Mainly cos the bombing of Coventry focused primarily on the city's industrial facilities, whereas in Dresden the Allied planners ignored much of the industrial suburbs and instead concentrated their bombing on the civilians, specifically noting the difficulties of housing so many refugees in winter time. Hence the attacks on Coventry killed around 1,200 people, whilst the attack on Dresden killed around 25,000. That's not to say it was a war crime, but there is an argument that it was under the Nuremberg principles of "wanton destruction of cities, towns, or villages, or devastation not justified by military necessity".
Not so!
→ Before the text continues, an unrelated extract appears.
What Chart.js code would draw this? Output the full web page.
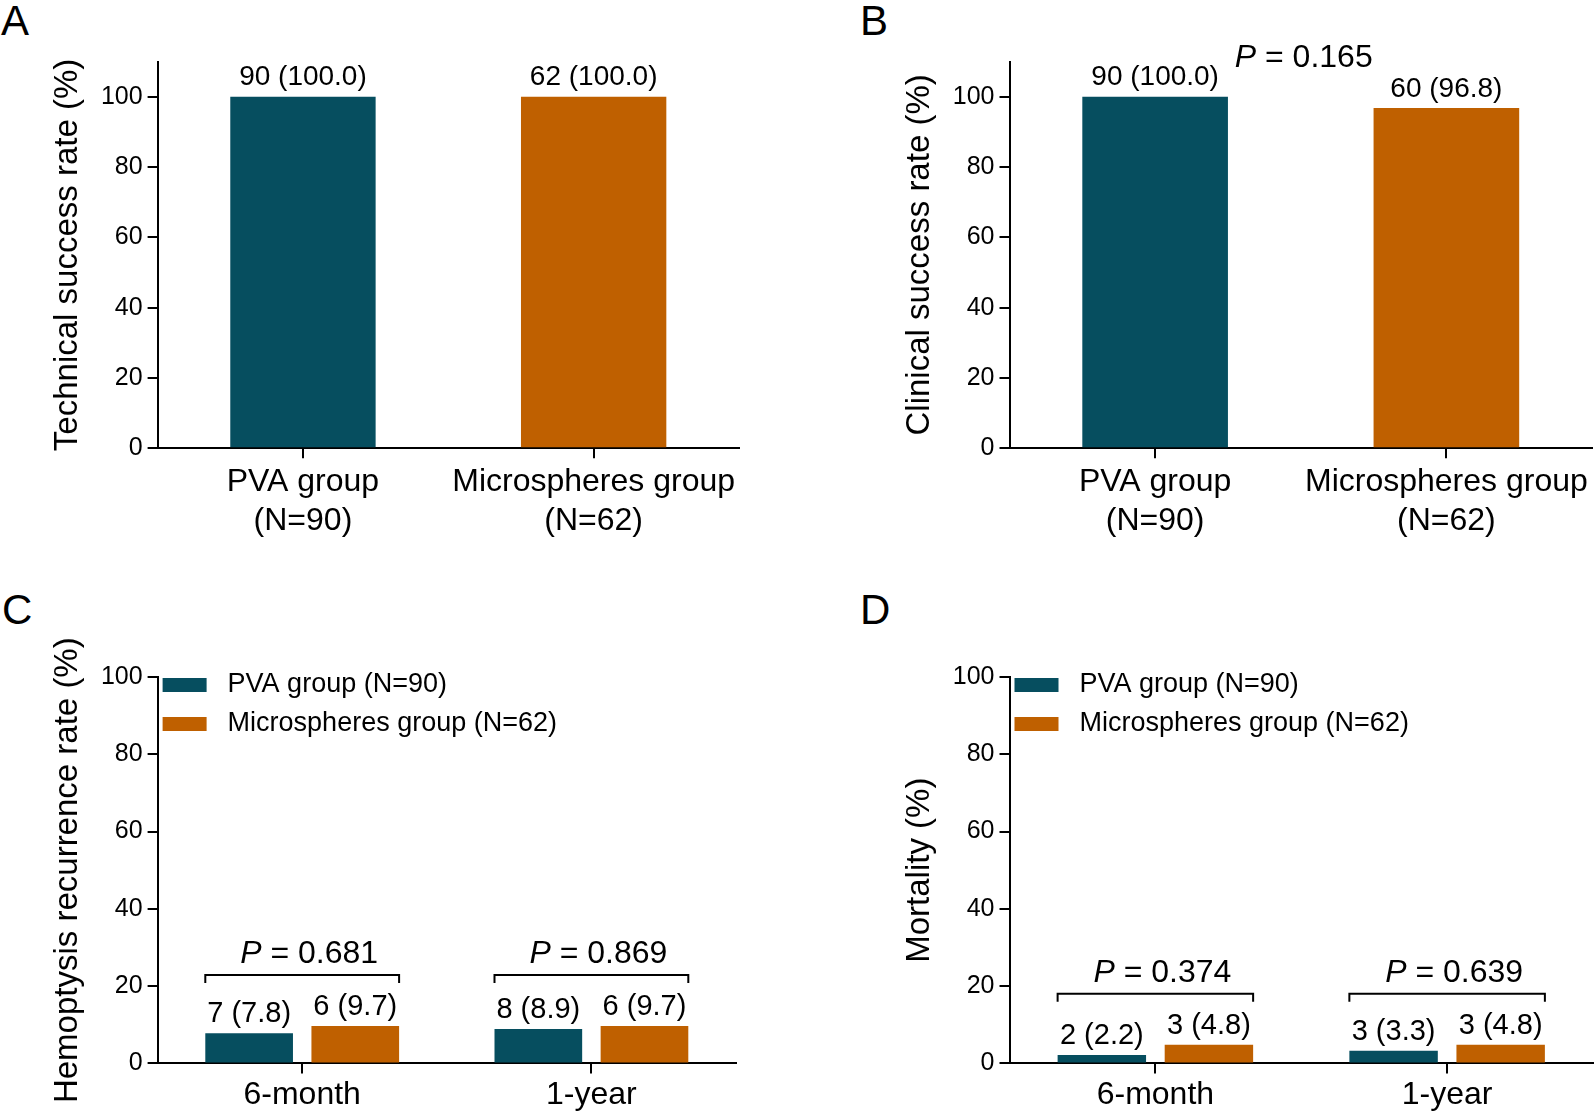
<!DOCTYPE html>
<html>
<head>
<meta charset="utf-8">
<script src="https://cdn.jsdelivr.net/npm/chart.js@4.4.1/dist/chart.umd.min.js"></script>
<style>
  body { margin: 0; background: #fff; width: 1594px; height: 1118px; position: relative; overflow: hidden;
         font-family: 'Liberation Sans', Arial, sans-serif; }
  .panel { position: absolute; }
  .tag { position: absolute; font-size: 42px; line-height: 42px; color: #000; }
</style>
</head>
<body>
<div class="tag" style="left:1px;top:0">A</div>
<div class="tag" style="left:860px;top:0">B</div>
<div class="tag" style="left:2px;top:589px">C</div>
<div class="tag" style="left:860px;top:589px">D</div>

<div class="panel" style="left:0;top:0;width:797px;height:559px"><canvas id="chartA"></canvas></div>
<div class="panel" style="left:852px;top:0;width:742px;height:559px"><canvas id="chartB"></canvas></div>
<div class="panel" style="left:0;top:559px;width:797px;height:559px"><canvas id="chartC"></canvas></div>
<div class="panel" style="left:852px;top:559px;width:742px;height:559px"><canvas id="chartD"></canvas></div>

<script>
// data
const groupLabels = [['PVA group', '(N=90)'], ['Microspheres group', '(N=62)']];
const technicalRate = [100, 100];
const technicalCount = [90, 62];
const clinicalRate = [100, 96.8];
const clinicalCount = [90, 60];
const clinicalP = '0.165';

const followUp = ['6-month', '1-year'];
const seriesNames = ['PVA group (N=90)', 'Microspheres group (N=62)'];
const recurPVA = [7.8, 8.9];
const recurPVACount = [7, 8];
const recurMicro = [9.7, 9.7];
const recurMicroCount = [6, 6];
const recurP = ['0.681', '0.869'];
const deathPVA = [2.2, 3.3];
const deathPVACount = [2, 3];
const deathMicro = [4.8, 4.8];
const deathMicroCount = [3, 3];
const deathP = ['0.374', '0.639'];

const colors = ['#064e5f', '#bf6000'];
const FONT = "'Liberation Sans', Arial, sans-serif";

Chart.defaults.font.family = FONT;
Chart.defaults.color = '#000';

function drawP(ctx, x, y, value) {
    ctx.font = 'italic 32px ' + FONT;
    const wP = ctx.measureText('P').width;
    ctx.font = '32px ' + FONT;
    const rest = ' = ' + value;
    const wRest = ctx.measureText(rest).width;
    const start = x - (wP + wRest) / 2;
    ctx.textAlign = 'left';
    ctx.textBaseline = 'middle';
    ctx.font = 'italic 32px ' + FONT;
    ctx.fillText('P', start, y);
    ctx.font = '32px ' + FONT;
    ctx.fillText(rest, start + wP, y);
}

// value labels, brackets with P values, legend
const annotate = {
    id: 'annotate',
    afterDatasetsDraw(chart, args, opts) {
        const ctx = chart.ctx;
        const area = chart.chartArea;
        ctx.save();
        ctx.fillStyle = '#000';
        ctx.strokeStyle = '#000';

        chart.data.datasets.forEach((ds, i) => {
            const meta = chart.getDatasetMeta(i);
            meta.data.forEach((bar, j) => {
                ctx.font = opts.labelSize + 'px ' + FONT;
                ctx.textAlign = 'center';
                ctx.textBaseline = 'middle';
                ctx.fillText(opts.counts[i][j] + ' (' + ds.data[j].toFixed(1) + ')', bar.x, bar.y - 19);
            });
        });

        if (opts.pairP) {
            const m0 = chart.getDatasetMeta(0).data;
            const m1 = chart.getDatasetMeta(1).data;
            opts.pairP.forEach((p, j) => {
                const left = m0[j].x - m0[j].width / 2;
                const right = m1[j].x + m1[j].width / 2;
                const top = Math.min(m0[j].y, m1[j].y) - 51;
                ctx.lineWidth = 2;
                ctx.beginPath();
                ctx.moveTo(left, top + 8);
                ctx.lineTo(left, top);
                ctx.lineTo(right, top);
                ctx.lineTo(right, top + 8);
                ctx.stroke();
                drawP(ctx, (left + right) / 2 + 7, top - 21, p);
            });
        }

        if (opts.middleP) {
            const bars = chart.getDatasetMeta(0).data;
            drawP(ctx, (bars[0].x + bars[bars.length - 1].x) / 2 + 3, area.top - 3, opts.middleP);
        }

        if (opts.legend) {
            chart.data.datasets.forEach((ds, i) => {
                const cy = area.top + 8 + i * 39;
                ctx.fillStyle = ds.backgroundColor;
                ctx.fillRect(area.left + 5, cy - 7, 44, 14);
                ctx.fillStyle = '#000';
                ctx.font = '27px ' + FONT;
                ctx.textAlign = 'left';
                ctx.textBaseline = 'middle';
                ctx.fillText(ds.label, area.left + 70, cy);
            });
        }
        ctx.restore();
    }
};

function yScale(max, title, width) {
    return {
        min: 0,
        max: max,
        ticks: { stepSize: 20, color: '#000', font: { size: 25 }, padding: 5 },
        afterBuildTicks: s => { s.ticks = s.ticks.filter(t => t.value <= 100); },
        grid: { drawOnChartArea: false, tickLength: 10, color: '#000', lineWidth: 2 },
        border: { display: true, color: '#000', width: 2 },
        title: { display: true, text: title, color: '#000', font: { size: 33 }, padding: { top: 48 } },
        afterFit: s => { s.width = width; }
    };
}

function xScale(height, pad) {
    return {
        ticks: { color: '#000', font: { size: 32 }, padding: pad, maxRotation: 0 },
        grid: { drawOnChartArea: false, offset: false, tickLength: 10, color: '#000', lineWidth: 2 },
        border: { display: true, color: '#000', width: 2 },
        afterFit: s => { s.height = height; }
    };
}

function makeChart(id, cfg) {
    return new Chart(document.getElementById(id), {
        type: 'bar',
        data: { labels: cfg.labels, datasets: cfg.datasets },
        options: {
            responsive: true,
            maintainAspectRatio: false,
            animation: false,
            layout: { padding: cfg.padding },
            scales: { x: cfg.x, y: cfg.y },
            plugins: {
                legend: { display: false },
                tooltip: { enabled: false },
                annotate: cfg.annotate
            }
        },
        plugins: [annotate]
    });
}

makeChart('chartA', {
    labels: groupLabels,
    datasets: [{ data: technicalRate, backgroundColor: colors, barPercentage: 0.5, categoryPercentage: 1 }],
    padding: { top: 61.5, right: 58, left: 0, bottom: 0 },
    x: xScale(110.7, 5),
    y: yScale(110, 'Technical success rate (%)', 157.6),
    annotate: { counts: [technicalCount], labelSize: 28 }
});

makeChart('chartB', {
    labels: groupLabels,
    datasets: [{ data: clinicalRate, backgroundColor: colors, barPercentage: 0.5, categoryPercentage: 1 }],
    padding: { top: 61.5, right: 2, left: 0, bottom: 0 },
    x: xScale(110.7, 5),
    y: yScale(110, 'Clinical success rate (%)', 157.5),
    annotate: { counts: [clinicalCount], labelSize: 28, middleP: clinicalP }
});

makeChart('chartC', {
    labels: followUp,
    datasets: [
        { label: seriesNames[0], data: recurPVA, backgroundColor: colors[0], barPercentage: 0.826, categoryPercentage: 0.734 },
        { label: seriesNames[1], data: recurMicro, backgroundColor: colors[1], barPercentage: 0.826, categoryPercentage: 0.734 }
    ],
    padding: { top: 118, right: 61, left: 0, bottom: 0 },
    x: xScale(54.6, 3),
    y: yScale(100, 'Hemoptysis recurrence rate (%)', 157.6),
    annotate: { counts: [recurPVACount, recurMicroCount], labelSize: 29, pairP: recurP, legend: true }
});

makeChart('chartD', {
    labels: followUp,
    datasets: [
        { label: seriesNames[0], data: deathPVA, backgroundColor: colors[0], barPercentage: 0.826, categoryPercentage: 0.734 },
        { label: seriesNames[1], data: deathMicro, backgroundColor: colors[1], barPercentage: 0.826, categoryPercentage: 0.734 }
    ],
    padding: { top: 118, right: 1, left: 0, bottom: 0 },
    x: xScale(54.6, 3),
    y: yScale(100, 'Mortality (%)', 157.5),
    annotate: { counts: [deathPVACount, deathMicroCount], labelSize: 29, pairP: deathP, legend: true }
});
</script>
</body>
</html>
The concentration of bombs was upon the centre of Coventry and the majority of the bombs were incendiaries aimed at the historic and mainly wooden centre of the city. The majority of the industry was upon the outskirts and escaped with little serious damage considering the mass of engineering and aeronautical firms located there.
Have you read this thread Dave? Think I made a bloody point of saying how I understood my parents' motivations.
Which included terrorising, or 'demoralising', as Portal and Harris put it, the German civilian population.
So then why do you even attempt to dismiss their motivation in favour of your own? None of this supposed discussion of military strategy has any real relevance to the point that you were trying to make regarding Mandela. Personally I couldn't give a **** if Mandela did kill anybody. He was a leader of an organisation that did so he must take his share of the responsibility.
This subject was part of our history exam in school(ok it was many many moons ago)but I seem to remember that Dresden was deliberately chosen because there were more wooden buildings there than other considered targets, which points towards purposely planning on the total destruction of all life within the city, can't think of the German name for the night it happened but it was something like "wind of fire" Can't blame the pilots and crews of the aircraft that delivered the murderous payload but those at government level sanctioned it knowing the consequences and were responsible for the mass slaughter that night, and they were responsible for an act of "terror" that night. Just my honest opinion.
If you focus bombing at night time on an urban area you KNOW you're going to hit civilians, not just with some bombs but with the majority of them. We knew in 1943 that 95% of our bombs were missing by over half a mile. Our leaders made the strategic decision, based upon that, not to revert to daytime bombing until a long-range escort fighter was available and to concentrate on saturation/area bombing. The rational behind this was destroy towns and cities, de-house, demoralise and KILL civilians and DISRUPT armament production. Unless we were aiming for specific targets like Peenemunde and U-boat pens the object of the exercise was political and civilian targeted. FFS, what factories do you think we were after in Berlin? But dave, there seems to be some confusion here as to what you and swarbs think I'm saying (or indeed 'accusing'). I fully support the actions of Bomber Command in WWII. terror was a legitimate response to the terror dished out by the Luftwaffe, and indeed by the tactics deployed by Le may in japan after what the Imperial forces had done to civilians in Asia. The biggest terror of the lot (and most effective) being the A-bombs - what factories were they targeting? As it happens I fully endorse the use of the A-bombs, and the hundreds of thousands of lives of Allied servicemen they saved in not invading the Japanese home islands, even though over 150,000 Japanese civilians died in the process. Still half that died in Nanking anyway. See how easy it is to rationalise this stuff? Anyway, terrorism shmerrorism, as Woody Allen never said. I maintain point that Mandela and ANC when he was active was more akin to the French resistance as a sabotage organisation than the IRA, or certainly Al Qeada and various right-wing American fanatics that specifically target civilians. And that brings us back to air bombing deployed by all sides from Guernica to Dresden, from Rotterdam to Nagasaki.
The wooden buildings were more Hamburg (Operation Gemorrah) and Lubeck. As were the B29 raids on Tokyo, Kobe, Yokahama and so forth. I don't blame the aircrew, btw, and I'm nonplussed that Dave thinks that I do.